Harvard University historian Daniel Jonah Goldhagen, in Hitler’s Willing Executioners: Ordinary Germans and the Holocaust (1996), a controversial best seller both in America and in Germany, argues that the policemen killed because, like most Germans of the day, they believed in the justice of exterminating Jews. Goldhagen has touched off a torrid debate in the periodical press. One of his chief antagonists is the historian Christopher Browning, author of Ordinary Men: Reserve Police Battalion 101 and the Final Solution (1992). Browning, a professor at Pacific Lutheran University in Tacoma, Washington, argues: "Influenced and conditioned in a general way, imbued in particular with a sense of their own superiority and racial kinship as well as Jewish inferiority and otherness, many of them undoubtedly were; explicitly prepared for the task of killing Jews they most certainly were not." Nor was the brutalizing context of war the explanation, since the men of the battalion had not seen battle. Nor were they forced to kill, since individual policemen could have refused (some did) without facing dire punishment.

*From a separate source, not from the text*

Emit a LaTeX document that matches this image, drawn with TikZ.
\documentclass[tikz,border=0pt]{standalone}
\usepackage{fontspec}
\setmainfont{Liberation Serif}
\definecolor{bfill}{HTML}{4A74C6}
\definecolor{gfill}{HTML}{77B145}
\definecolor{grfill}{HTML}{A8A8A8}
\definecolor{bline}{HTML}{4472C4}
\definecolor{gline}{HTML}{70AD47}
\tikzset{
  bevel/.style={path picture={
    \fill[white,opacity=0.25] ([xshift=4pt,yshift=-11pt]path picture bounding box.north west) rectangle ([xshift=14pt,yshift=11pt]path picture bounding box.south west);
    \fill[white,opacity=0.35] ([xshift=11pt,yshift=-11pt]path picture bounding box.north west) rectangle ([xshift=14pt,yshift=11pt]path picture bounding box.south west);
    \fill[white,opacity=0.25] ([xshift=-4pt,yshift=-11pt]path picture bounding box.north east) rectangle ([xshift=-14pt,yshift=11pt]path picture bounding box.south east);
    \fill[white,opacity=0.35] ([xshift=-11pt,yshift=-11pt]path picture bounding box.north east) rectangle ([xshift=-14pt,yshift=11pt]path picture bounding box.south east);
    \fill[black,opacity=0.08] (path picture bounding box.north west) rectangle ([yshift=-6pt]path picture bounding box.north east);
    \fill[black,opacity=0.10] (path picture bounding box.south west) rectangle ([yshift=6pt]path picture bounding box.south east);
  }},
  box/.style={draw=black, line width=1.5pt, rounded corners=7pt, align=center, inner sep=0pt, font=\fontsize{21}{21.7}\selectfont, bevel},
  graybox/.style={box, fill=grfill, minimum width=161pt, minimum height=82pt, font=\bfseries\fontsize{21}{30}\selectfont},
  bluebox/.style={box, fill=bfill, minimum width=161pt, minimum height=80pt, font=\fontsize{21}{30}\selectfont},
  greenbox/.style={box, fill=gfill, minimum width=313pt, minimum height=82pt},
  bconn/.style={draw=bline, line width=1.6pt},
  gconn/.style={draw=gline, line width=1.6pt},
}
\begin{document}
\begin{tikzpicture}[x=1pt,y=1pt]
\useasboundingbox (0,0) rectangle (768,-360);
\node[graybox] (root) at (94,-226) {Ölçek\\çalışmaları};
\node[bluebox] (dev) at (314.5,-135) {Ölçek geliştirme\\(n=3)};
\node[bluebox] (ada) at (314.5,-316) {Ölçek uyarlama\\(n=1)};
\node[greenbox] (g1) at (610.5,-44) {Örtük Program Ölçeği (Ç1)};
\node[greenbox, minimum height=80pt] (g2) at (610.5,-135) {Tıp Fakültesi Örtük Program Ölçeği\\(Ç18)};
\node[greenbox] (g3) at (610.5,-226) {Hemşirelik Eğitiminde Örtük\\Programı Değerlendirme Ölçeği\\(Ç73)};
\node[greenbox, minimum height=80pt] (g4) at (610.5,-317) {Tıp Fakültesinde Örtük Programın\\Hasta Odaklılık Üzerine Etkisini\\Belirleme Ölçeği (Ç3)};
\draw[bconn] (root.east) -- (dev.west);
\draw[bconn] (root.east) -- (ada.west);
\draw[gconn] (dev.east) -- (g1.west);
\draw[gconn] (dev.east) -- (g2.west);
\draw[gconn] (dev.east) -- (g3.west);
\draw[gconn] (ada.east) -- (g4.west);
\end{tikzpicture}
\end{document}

"Having pared away these explanations," writes Shatz, a contributing editor of Lingua Franca, "Browning proposed a more disturbing, and universally applicable theory: The men were driven by a fear of breaking ranks in a time of total mobilization. ‘It was easier for them to shoot,’ because refusal was considered an asocial, even unmanly act." Wartime passions, and the Nazi regime’s "manipulation of wartime anxieties and preexisting anti-Semitism," allowed the policemen "to see themselves as defending the fatherland."

In a sense, Shatz observes, the Browning-Goldhagen debate is "the latest reenactment of an old argument between those who see the Holocaust as a crime against the Jewish people and those who see it as a crime against humanity."

Goldhagen’s thesis, profoundly disturbing as it is, reflects a less pessimistic assessment of human nature than Browning’s. This historian’s assessment, says Shatz, suggests "that when a dictatorial regime issues genocidal orders to men with guns amid total war, they will likely obey.... In Christopher Browning’s view, there is nothing particularly nice about ordinary men."